Нижнюю и верхнюю полки напротив занимали грузин капитан Вано и его жена Нонна Александровна с грудным сыном Иоськой. Капитан вел себя скромно и вежливо. Приткнувшись в углу, он торопливо читал какую-то книгу, словно боялся, что у него скоро отберут ее. На нем были широконосые хромовые сапоги, зеленые галифе и пижамная куртка в кремово-красных полосках. Он выглядел моложе Нонны Александровны и, казалось, побаивался ее. Павлу Тихоновичу не нравилось, что она то и дело отрывала мужа от чтения.
«Вано, — приказывала она, — сбегай за кипятком», «Вано, узнай, скоро ли будет станция, где продают вязанками лук», «Вано, сними с меня ботинки». И капитан покорно исполнял все ее повеления.
Пассажирам, которые иногда заходили в купе, Нонна Александровна рассказывала, что Вано прекрасный офицер, что им дорожат в части, что у них по субботам бывает сам командир дивизии.

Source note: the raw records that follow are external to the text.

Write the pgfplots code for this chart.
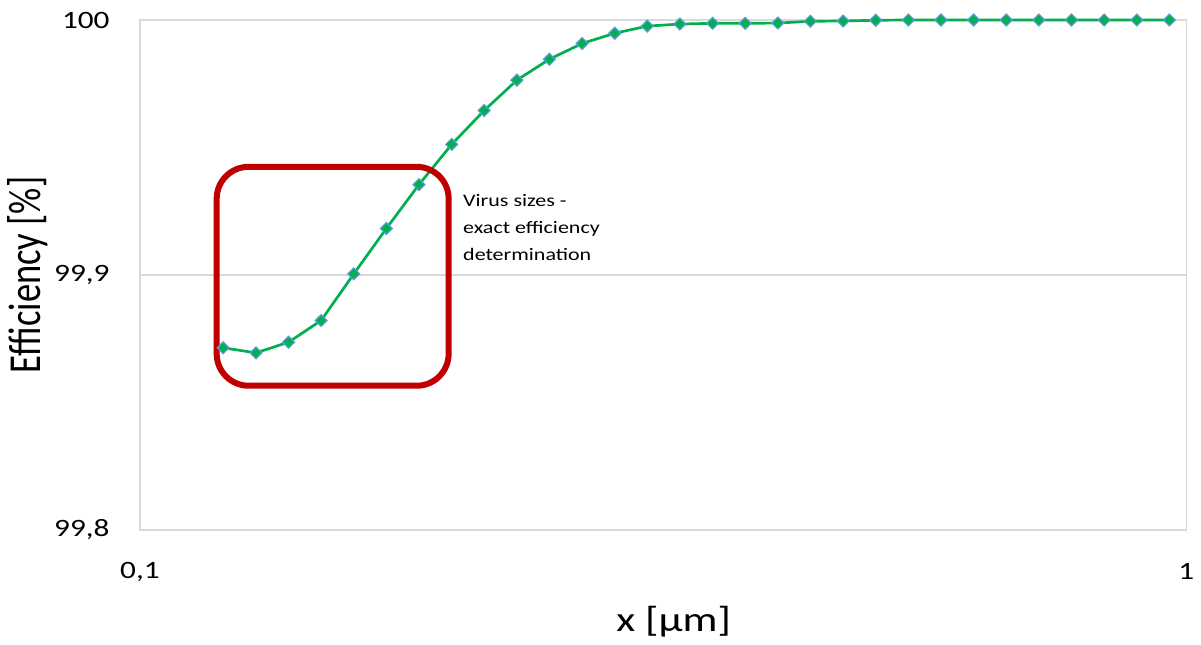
\documentclass[border=0pt]{standalone}
\usepackage{pgfplots}
\pgfplotsset{compat=1.18}
\usepackage{fontspec}
\usepackage{graphicx}
\setmainfont{Carlito}[FakeStretch=1.25]
\newfontfamily\plainfont{Carlito}
\definecolor{linegreen}{HTML}{00B050}
\definecolor{markblue}{HTML}{5B9BD5}
\definecolor{boxred}{HTML}{C00000}
\definecolor{gridgray}{HTML}{D9D9D9}

\pgfplotstableread{
x      eff
0.1201 99.8714
0.1291 99.8694
0.1387 99.8736
0.1490 99.8821
0.1601 99.9004
0.1720 99.9182
0.1848 99.9354
0.1986 99.9512
0.2133 99.9645
0.2292 99.9764
0.2462 99.9846
0.2646 99.9908
0.2843 99.9948
0.3054 99.9976
0.3281 99.9984
0.3526 99.9987
0.3788 99.9987
0.4070 99.9988
0.4372 99.9995
0.4699 99.9996
0.5048 99.9999
0.5424 100.0000
0.5828 100.0000
0.6262 100.0000
0.6728 100.0000
0.7229 100.0000
0.7767 100.0000
0.8345 100.0000
0.8966 100.0000
0.9634 100.0000
}\efficiency

\begin{document}
\begin{tikzpicture}
  \path (-70pt,-57.5pt) rectangle (530.5pt,265pt);
  \begin{axis}[
      at={(0,0)}, anchor=south west,
      scale only axis, width=523.5pt, height=255pt,
      xmode=log, xmin=0.1, xmax=1, ymin=99.8, ymax=100,
      xtick={0.1,1}, xticklabels={{0,1},1},
      ytick={99.8,99.9,100}, yticklabels={{99,8},{99,9},100},
      xminorticks=false, yminorticks=false,
      major tick length=0pt,
      axis line style={gridgray, line width=0.8pt},
      ymajorgrids, grid style={gridgray, line width=0.8pt},
      tick label style={font=\fontsize{12.5}{14}\selectfont, text=black},
      xticklabel style={anchor=center, yshift=-21pt},
      yticklabel style={anchor=east, inner sep=0pt, xshift=-15pt},
      xlabel={x [µm]},
      xlabel style={font=\fontsize{17.5}{20}\selectfont, at={(axis description cs:0.51,-0.18)}, anchor=center},
      ylabel={\scalebox{1}[1.25]{\plainfont\fontsize{18.3}{20}\selectfont Efficiency [\%]}},
      ylabel style={at={(axis description cs:-0.107,0.5)}, anchor=center},
      clip=false,
    ]
    \addplot[color=linegreen, line width=1.35pt, mark=square*,
      mark options={rotate=45, fill=linegreen, draw=markblue, line width=0.6pt, mark size=2.1pt}]
      table[x=x, y=eff] {\efficiency};
    \draw[boxred, line width=3pt, rounded corners=16pt]
      (axis cs:0.1184,99.9424) rectangle (axis cs:0.1973,99.8565);
    \node[anchor=west, align=left, inner sep=0pt,
      font=\fontsize{8.8}{13.5}\selectfont]
      at (axis cs:0.2035,99.9184) {Virus sizes -\\exact efficiency\\determination};
  \end{axis}
\end{tikzpicture}
\end{document}
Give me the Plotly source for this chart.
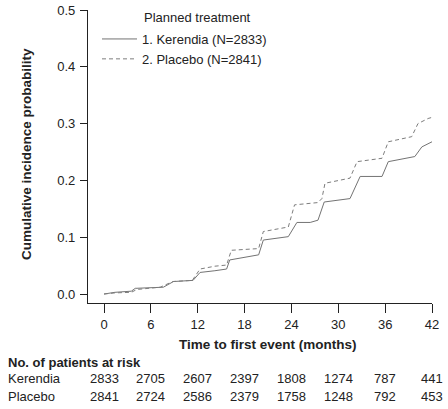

Капитана смущала похвальба жены, он съеживался, закрывал смуглое лицо книгой и еще глубже забивался в угол. То ли из деликатности, то ли для того, чтобы не спорить попусту со своей своенравной супругой, он отмалчивался; и по тому, как сдвигались его брови, было видно, что ему очень неловко за жену. Больше всего Нонна Александровна, распространялась о том, как она училась во Втором московском медицинском институте и как работала терапевтом в саратовской поликлинике. По ее словам выходило, что она давно была бы кандидатом медицинских наук, если бы четыре года назад не вышла замуж и не пожертвовала своей врачебной практикой ради домашнего уюта, который необходим ее болезненному мужу.